Start MATERIAL FOR THIS TASK

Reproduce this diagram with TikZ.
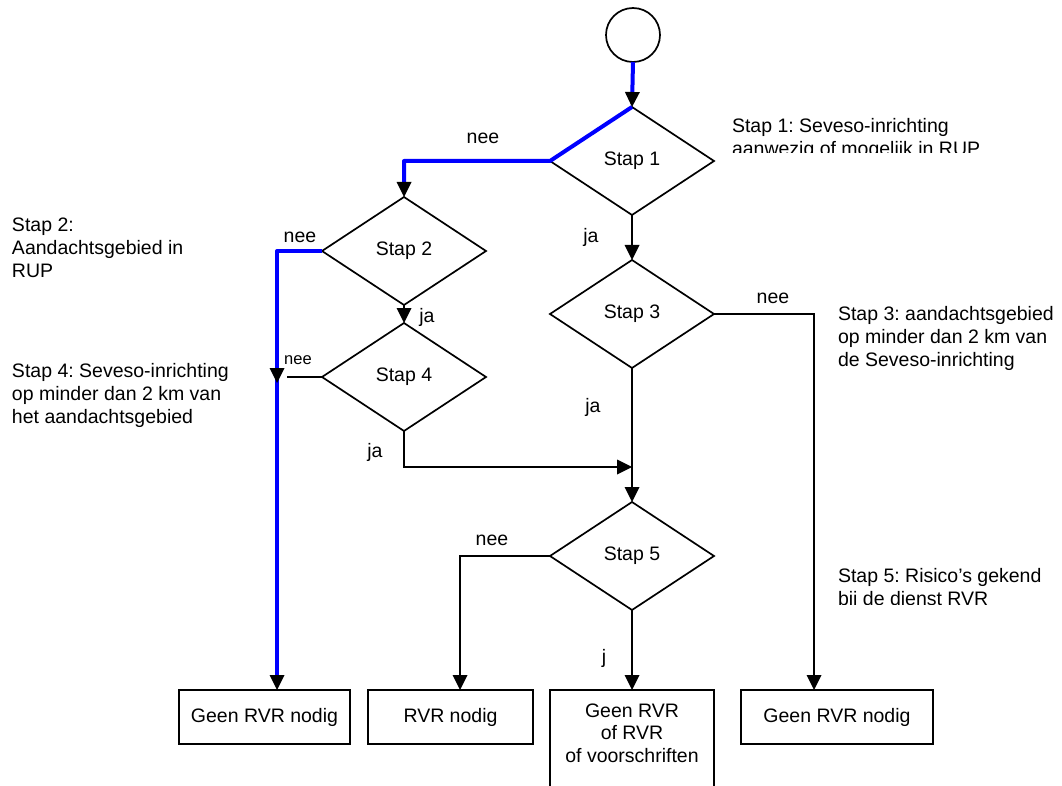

End MATERIAL FOR THIS TASK
Start MATERIAL FOR THIS TASK

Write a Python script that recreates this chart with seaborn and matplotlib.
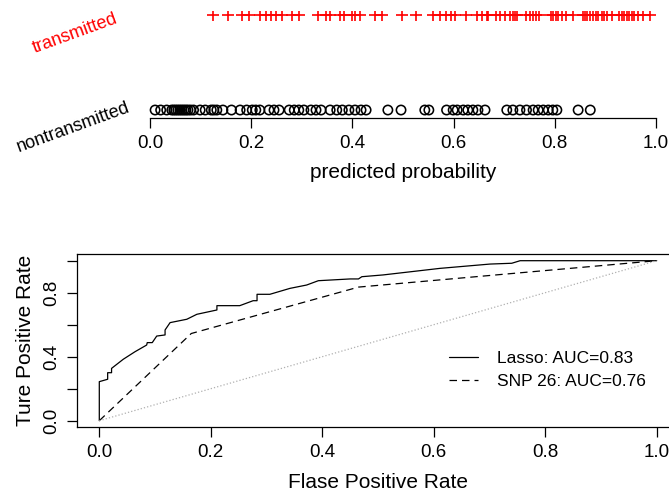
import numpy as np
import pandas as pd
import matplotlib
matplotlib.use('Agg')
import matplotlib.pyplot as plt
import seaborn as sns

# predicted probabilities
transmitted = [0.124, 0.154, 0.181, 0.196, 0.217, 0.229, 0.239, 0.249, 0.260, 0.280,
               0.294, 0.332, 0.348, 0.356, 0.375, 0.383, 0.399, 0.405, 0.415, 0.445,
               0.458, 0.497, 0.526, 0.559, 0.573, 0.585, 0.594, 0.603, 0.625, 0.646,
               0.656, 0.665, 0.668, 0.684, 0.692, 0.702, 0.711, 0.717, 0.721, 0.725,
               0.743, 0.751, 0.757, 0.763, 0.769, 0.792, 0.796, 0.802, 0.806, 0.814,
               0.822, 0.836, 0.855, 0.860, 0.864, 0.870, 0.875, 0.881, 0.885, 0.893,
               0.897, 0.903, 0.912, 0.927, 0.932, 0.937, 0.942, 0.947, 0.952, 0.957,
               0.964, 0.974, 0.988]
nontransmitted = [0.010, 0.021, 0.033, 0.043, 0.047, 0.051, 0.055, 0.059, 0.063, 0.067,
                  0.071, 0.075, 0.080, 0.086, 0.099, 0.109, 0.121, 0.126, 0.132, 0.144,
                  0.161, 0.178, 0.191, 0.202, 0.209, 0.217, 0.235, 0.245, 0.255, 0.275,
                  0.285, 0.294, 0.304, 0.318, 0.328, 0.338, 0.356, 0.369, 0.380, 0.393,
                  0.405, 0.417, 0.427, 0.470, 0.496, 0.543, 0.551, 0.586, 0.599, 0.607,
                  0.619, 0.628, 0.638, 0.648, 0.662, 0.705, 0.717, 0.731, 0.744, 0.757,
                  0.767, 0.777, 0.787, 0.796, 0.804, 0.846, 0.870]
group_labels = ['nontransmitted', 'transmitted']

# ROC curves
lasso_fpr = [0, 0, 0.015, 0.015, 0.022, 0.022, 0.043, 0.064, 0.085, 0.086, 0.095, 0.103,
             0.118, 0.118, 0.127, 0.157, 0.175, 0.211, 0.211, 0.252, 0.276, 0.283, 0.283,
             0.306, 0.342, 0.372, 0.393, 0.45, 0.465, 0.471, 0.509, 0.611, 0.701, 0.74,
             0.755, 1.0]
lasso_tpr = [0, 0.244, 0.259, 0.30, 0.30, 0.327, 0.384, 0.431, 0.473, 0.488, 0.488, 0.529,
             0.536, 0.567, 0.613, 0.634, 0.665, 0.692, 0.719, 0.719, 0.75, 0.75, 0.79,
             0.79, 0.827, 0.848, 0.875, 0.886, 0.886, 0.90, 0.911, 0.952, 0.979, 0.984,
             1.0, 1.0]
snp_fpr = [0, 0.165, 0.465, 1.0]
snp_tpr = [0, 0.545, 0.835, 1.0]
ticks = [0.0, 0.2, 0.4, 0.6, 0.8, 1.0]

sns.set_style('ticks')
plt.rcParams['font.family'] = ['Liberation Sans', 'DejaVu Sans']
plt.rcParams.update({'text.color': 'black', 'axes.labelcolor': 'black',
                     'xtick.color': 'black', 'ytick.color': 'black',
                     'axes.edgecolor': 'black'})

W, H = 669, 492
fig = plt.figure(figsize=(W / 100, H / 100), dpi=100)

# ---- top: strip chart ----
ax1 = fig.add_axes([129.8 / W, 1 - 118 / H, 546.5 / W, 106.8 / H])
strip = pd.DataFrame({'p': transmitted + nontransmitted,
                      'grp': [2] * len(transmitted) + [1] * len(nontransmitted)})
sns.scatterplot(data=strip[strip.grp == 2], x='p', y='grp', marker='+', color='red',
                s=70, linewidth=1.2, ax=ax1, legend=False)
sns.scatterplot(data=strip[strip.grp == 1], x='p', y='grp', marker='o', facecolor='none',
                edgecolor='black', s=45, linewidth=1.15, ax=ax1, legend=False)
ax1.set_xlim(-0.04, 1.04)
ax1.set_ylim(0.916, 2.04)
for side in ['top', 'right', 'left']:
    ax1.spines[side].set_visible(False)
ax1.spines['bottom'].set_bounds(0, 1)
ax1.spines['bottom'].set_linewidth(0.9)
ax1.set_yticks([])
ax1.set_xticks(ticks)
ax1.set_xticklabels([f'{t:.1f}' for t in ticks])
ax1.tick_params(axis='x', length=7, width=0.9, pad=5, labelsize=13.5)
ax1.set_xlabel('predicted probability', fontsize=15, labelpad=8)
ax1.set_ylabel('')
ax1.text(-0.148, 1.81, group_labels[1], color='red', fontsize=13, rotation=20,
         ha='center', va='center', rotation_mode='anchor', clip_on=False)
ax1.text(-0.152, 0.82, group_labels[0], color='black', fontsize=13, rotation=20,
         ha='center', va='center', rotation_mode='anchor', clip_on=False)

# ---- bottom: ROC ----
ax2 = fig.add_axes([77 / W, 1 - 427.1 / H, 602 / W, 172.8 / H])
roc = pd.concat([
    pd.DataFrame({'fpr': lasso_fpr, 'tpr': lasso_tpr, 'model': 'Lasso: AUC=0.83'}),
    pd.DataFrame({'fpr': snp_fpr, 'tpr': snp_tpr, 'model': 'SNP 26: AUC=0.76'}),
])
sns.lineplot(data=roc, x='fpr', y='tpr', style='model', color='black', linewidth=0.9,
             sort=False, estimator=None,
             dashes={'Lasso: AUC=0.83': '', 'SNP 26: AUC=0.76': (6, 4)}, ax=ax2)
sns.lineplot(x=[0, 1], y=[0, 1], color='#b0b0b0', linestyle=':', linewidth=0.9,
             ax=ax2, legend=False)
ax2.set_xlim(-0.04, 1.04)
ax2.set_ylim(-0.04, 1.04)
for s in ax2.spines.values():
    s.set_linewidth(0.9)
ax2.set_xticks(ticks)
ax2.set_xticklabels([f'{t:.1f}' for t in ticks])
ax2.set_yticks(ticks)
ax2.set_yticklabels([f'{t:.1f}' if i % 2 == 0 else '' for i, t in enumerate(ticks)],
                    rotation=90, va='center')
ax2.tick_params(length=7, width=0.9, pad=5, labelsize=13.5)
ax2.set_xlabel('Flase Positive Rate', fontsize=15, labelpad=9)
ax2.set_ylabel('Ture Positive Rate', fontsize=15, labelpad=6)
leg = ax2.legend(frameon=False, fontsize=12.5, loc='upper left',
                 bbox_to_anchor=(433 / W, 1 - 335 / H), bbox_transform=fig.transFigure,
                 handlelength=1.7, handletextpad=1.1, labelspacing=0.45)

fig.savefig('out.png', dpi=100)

End MATERIAL FOR THIS TASK
Start MATERIAL FOR THIS TASK

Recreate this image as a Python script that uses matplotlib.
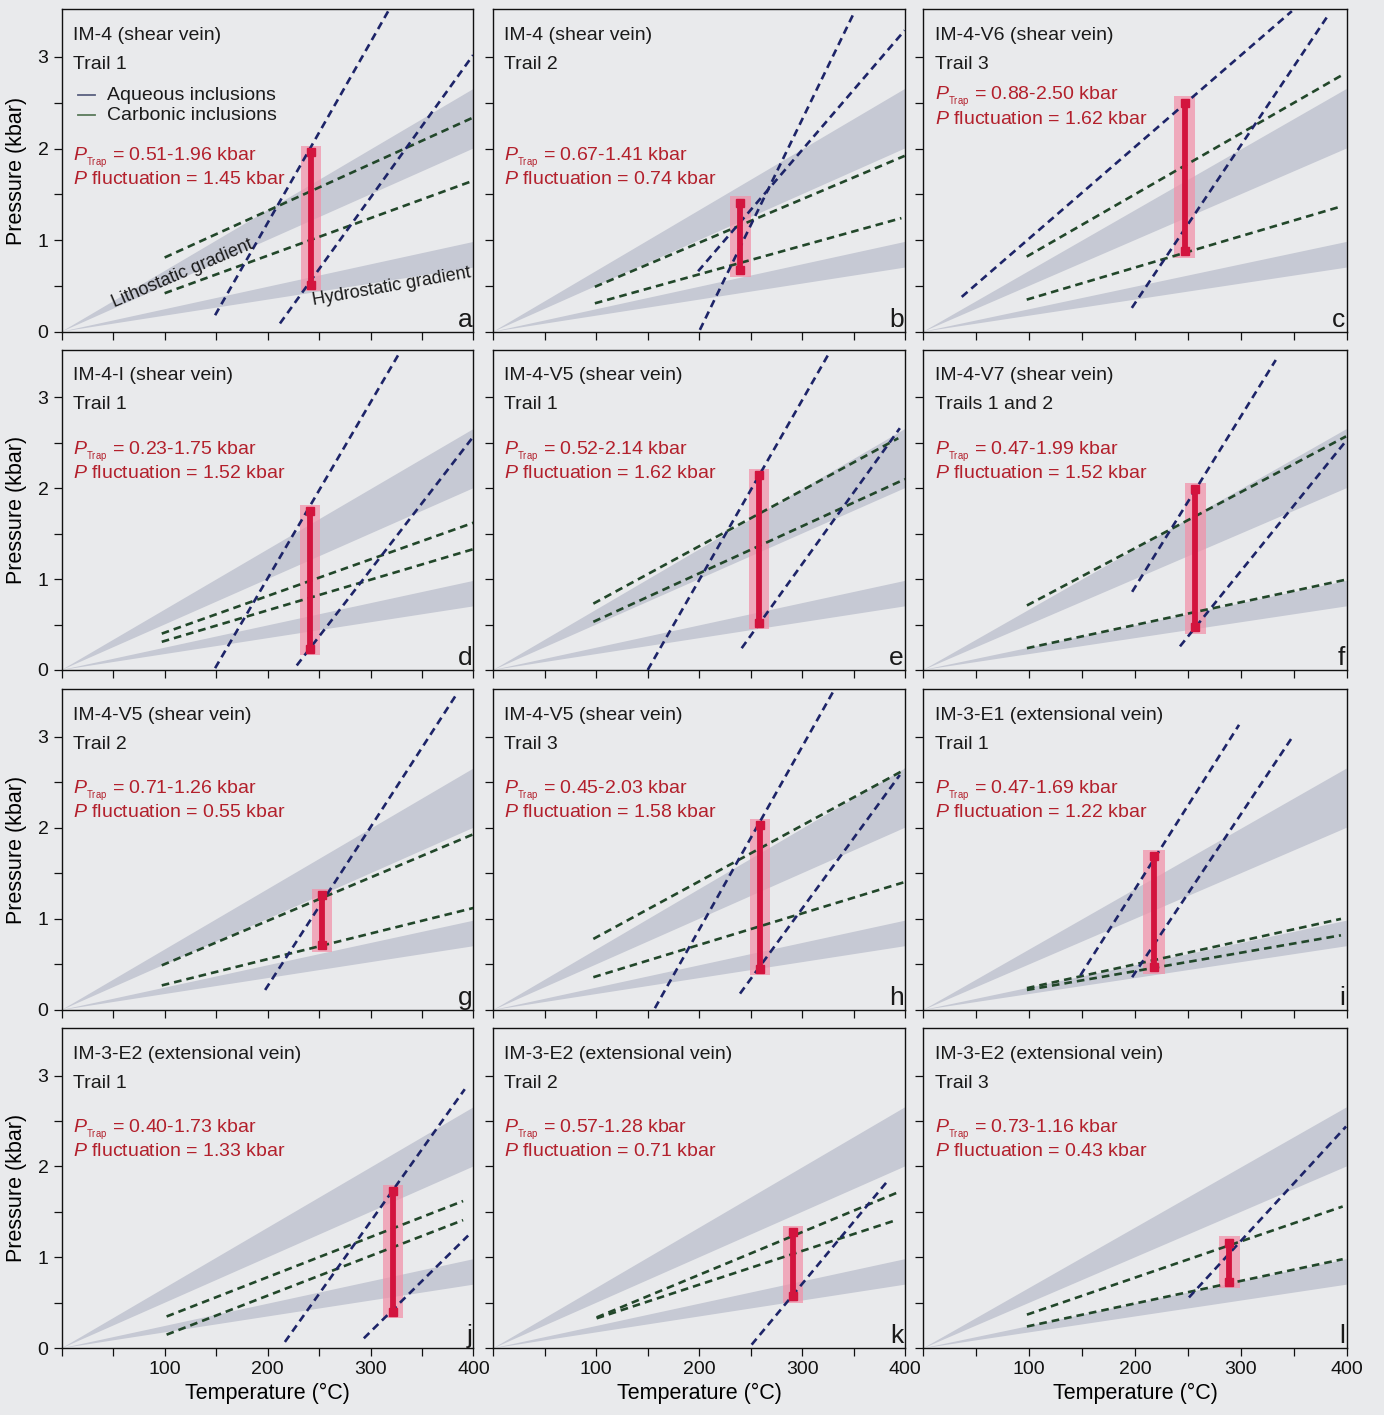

End MATERIAL FOR THIS TASK

_EXERCISE BRIEF_
Go through the material line by line. Show each line that contains the string "matplotlib".

_TASK ANSWER_
Write a Python script that recreates this chart with seaborn and matplotlib.
import matplotlib
matplotlib.use('Agg')
import matplotlib.pyplot as plt
Recreate this image as a Python script that uses matplotlib.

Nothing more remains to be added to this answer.